The main objective of displacement, which was to reach a place, changed to moving as fast as possible. Speed has become a new value for human beings.

Holland
Photography: Lumi Lara

Faced with the problems of congestion and the ecological damage caused by the excessive use of the automobile, at the beginning of the XXI century a new reflection began to emerge around the spaces of mobility, which highlights the need to revalue the forms of displacement dethroned by their monopoly and the urgency of carrying out urban rehabilitations for their development: the train, the walk, and the bicycle.

Faced with this scenario, it is beginning to become aware that it is inescapable and possible to design cities contemplating several levels of mobility, ranging from walking to the use of public transport.

Cyclist at Ave. Jalisco Photography: Thelma Cecilia

By creating accessible service centers close to communities, people can get around on foot or by bicycle, reducing car use and decreasing its negative consequences.

Increasingly, the need of people, not only to move, but also to do so enjoying the route has become relevant.

Second edition of the pedestrian race
in the region of the biosphere reserve Photography: José Manuel Muños

In addition, a new awareness of the importance of health, both physical and mental, has led citizens around the world to change the way they move, forcing them to redesign the urban layout to include adequate mobility routes according to their needs. A clear example would be the bike paths in Holland, which have drastically reduced the use of the car and public transport, allowing the inhabitants to appropriate the places and give them a new meaning.
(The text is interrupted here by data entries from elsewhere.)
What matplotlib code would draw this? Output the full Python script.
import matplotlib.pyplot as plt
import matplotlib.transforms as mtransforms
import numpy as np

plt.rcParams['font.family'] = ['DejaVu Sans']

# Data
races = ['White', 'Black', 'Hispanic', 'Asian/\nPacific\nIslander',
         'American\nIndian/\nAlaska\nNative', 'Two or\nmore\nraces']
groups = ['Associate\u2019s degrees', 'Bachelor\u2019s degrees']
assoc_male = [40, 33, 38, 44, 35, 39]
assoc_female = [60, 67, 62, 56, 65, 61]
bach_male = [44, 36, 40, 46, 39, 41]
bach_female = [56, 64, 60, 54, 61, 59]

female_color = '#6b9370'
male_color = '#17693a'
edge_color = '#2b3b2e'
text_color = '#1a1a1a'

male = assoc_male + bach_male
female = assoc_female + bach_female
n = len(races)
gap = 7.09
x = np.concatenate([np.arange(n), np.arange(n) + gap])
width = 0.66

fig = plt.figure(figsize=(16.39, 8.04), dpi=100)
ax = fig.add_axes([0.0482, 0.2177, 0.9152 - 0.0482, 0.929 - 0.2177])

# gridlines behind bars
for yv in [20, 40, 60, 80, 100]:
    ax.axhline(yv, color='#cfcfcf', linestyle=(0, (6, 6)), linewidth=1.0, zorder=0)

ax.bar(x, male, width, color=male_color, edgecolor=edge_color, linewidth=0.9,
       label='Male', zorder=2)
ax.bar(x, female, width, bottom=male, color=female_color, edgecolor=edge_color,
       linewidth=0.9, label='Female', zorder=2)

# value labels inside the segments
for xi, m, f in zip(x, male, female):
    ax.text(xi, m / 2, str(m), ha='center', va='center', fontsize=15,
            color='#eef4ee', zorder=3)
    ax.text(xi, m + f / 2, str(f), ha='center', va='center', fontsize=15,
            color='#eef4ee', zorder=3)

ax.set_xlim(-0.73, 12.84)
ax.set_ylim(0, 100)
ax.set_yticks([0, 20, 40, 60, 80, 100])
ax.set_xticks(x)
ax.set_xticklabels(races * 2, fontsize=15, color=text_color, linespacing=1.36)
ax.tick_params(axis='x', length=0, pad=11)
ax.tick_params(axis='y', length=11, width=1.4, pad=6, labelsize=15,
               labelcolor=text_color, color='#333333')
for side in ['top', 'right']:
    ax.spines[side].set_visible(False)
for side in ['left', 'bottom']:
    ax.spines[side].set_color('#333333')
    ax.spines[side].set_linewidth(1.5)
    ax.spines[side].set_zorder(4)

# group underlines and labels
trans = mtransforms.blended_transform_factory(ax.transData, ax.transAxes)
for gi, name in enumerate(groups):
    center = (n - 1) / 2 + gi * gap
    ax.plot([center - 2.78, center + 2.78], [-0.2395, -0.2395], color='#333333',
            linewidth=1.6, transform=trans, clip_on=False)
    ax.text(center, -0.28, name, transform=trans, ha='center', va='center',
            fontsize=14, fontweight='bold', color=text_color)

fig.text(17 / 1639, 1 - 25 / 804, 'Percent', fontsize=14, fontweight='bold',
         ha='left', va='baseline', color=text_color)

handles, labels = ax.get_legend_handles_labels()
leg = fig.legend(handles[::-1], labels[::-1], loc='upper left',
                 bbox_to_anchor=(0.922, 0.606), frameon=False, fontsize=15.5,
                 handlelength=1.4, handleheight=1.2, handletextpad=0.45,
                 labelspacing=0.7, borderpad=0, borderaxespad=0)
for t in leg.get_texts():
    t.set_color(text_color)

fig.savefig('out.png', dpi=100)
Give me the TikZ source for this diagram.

This permanent transformation of the urban layout allows us to understand that, as the urban sociologist Elisa Mendoza-Hatjchecorne affirms, mobility is the modus operandi of landscapes and that designers are obliged to include all their varieties to achieve a balance and sustainability that allows them to be efficient without losing their cultural meaning and their potential as an experience.

However, it is not only about modifying the landscape but also about responding to the need to make these places spaces of life and experiences; to evoke its vocation for the environment, to give magic to walkable spaces, to spaces dedicated to multimodality and to the roads of shared modes (bicycles, motorcycles and cars). In short, to turn the places of mobility into spaces of new social practices and new sensory experiences.